To prove its case, the plaintiff relied on the evidence of one witness; PW1 Kassim Mohammed, the General Manager of the plaintiff company who noted that the facts and matters before court were well within his knowledge.
It is trite law that no particular number of witnesses is required to prove facts of the case.
He informed court through his witness statement that the parties to wit the plaintiff and 3rd defendant entered a Joint Venture Agreement (JVA) wherein they agreed to construct a perimeter wall on their adjoining plots to which they were to contribute USD 14250 each to make a total sum of USD 28,500.
The plaintiff consequently appointed a contractor Sight Construction Uganda Ltd to construct the wall. Throughout the period of construction, the 1 st defendant never complained about the quality of the work or any material deviation.
In paragraphs 9-12, he noted that the 1st defendant engaged the 2nd defendant to carry out development works including excavation on its plot near the perimeter wall which works blocked the plaintiff's storm water drainage channel and also affected the structural integrity of the perimeter wall.
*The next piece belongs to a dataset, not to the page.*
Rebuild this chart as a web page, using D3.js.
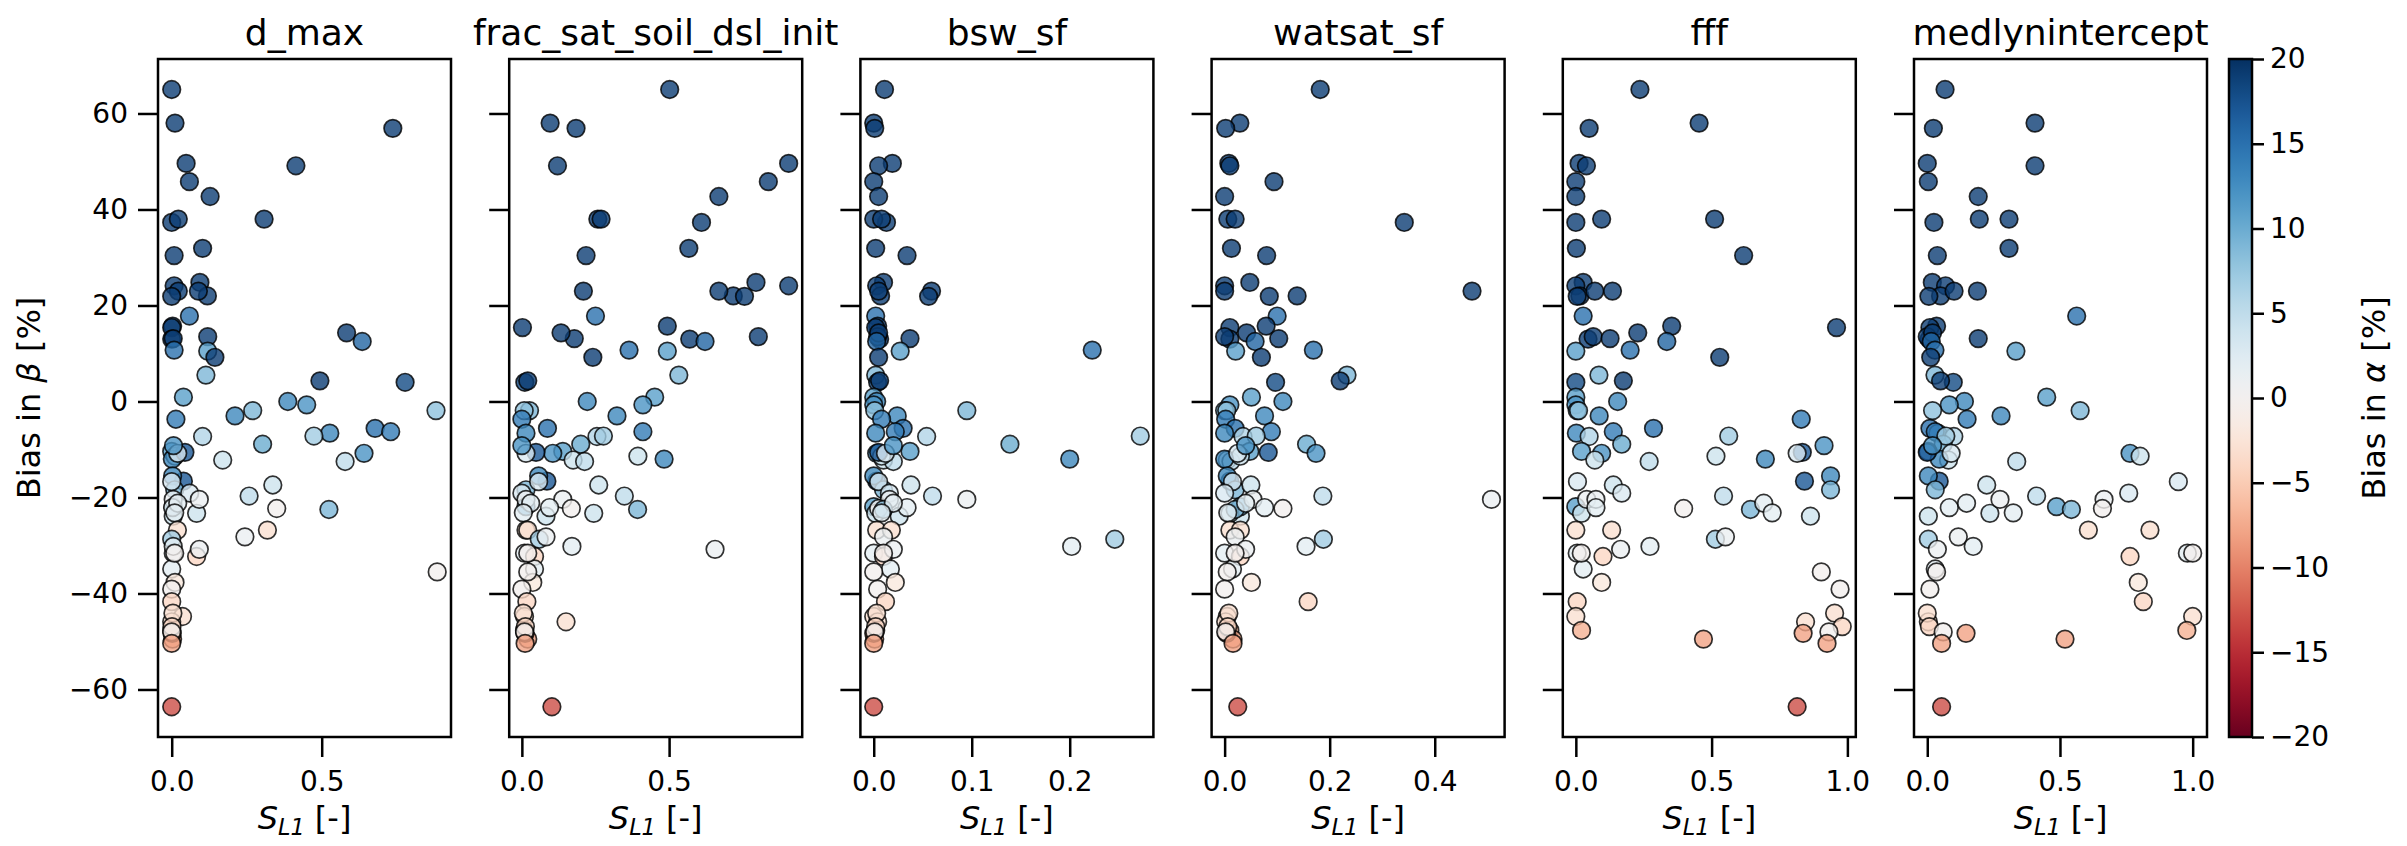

That on 18th July 2016 he wrote to the 1st defendant's estates manager expressing concerns about the ongoing construction works which letter was admitted in evidence and marked as exhibit PE3 and the same was responded to by the 1st defendant's Estates Manager who confirmed that works had resumed on their premises and committed that the works would not jeopardize the integrity of the neighboring structures. The reply to PW1'S letter was admitted in evidence and marked as Exhibit PE4
He went on to state that on 16th September 2016, he personally met with the 1st defendant's General Manager over the fact that their construction projects had caused cracks on the wall, and the manager informed him that he was aware and he would send the contractor to rectify . This communication was marked as (exhibit PE5).
That nonetheless, the defendants continued with their construction works neglecting the risk posed to the perimeter wall which eventually culminated into severe damage to the perimeter wall and blocked the internal water channel.
According to paragraph 16, the plaintiff engaged Geo-Technical Engineers to conduct a structural audit of the collapsed perimeter wall and it was confirmed that the construction on the 1st defendant's land was the main primary cause of the said collapse.
In cross-examination he confirmed that there was a JVA but there was no clause to the effect that DFCU LTD would hire their own consultant to supervise the wall. That upon completion of the construction which was in strict compliance to the quotation given, the wall was upright. That there was an official handover of the wall although he did not have evidence of the same. That the works on the DFCU plot blocked the plaintiff's storm water channel and in PW1's view it was the obligation of the 1st defendant to unblock the channel. That it was not a natural water channel but rather one that was constructed by the plaintiff inside their land to control the natural flow of water. Whereas the wall collapsed, the defendant's building next to the wall remained intact. That the wall erected first had collapsed then the two companies entered into a JVA for the construction of the joint wall.
On the other hand, DFCU LTD called 2 witnesses Albert Mucunguzi the Estates Manager (DW1) and Richard Turyahabwe, a professional architect with Arch design limited (DW2) while the 2nd defendant called one witness Zhao Jianguo the sight engineer of the 2nd defendant company who became DW3.
DW1's evidence was that the plaintiff's negligent conduct had caused the collapse of the wall because; it failed to design and construct a proper water channel, That it failed to manage, re-direct and channel the storm water through a proper channel, and failed to ensure construction of a boundary wall with appropriate skill and good workmanship.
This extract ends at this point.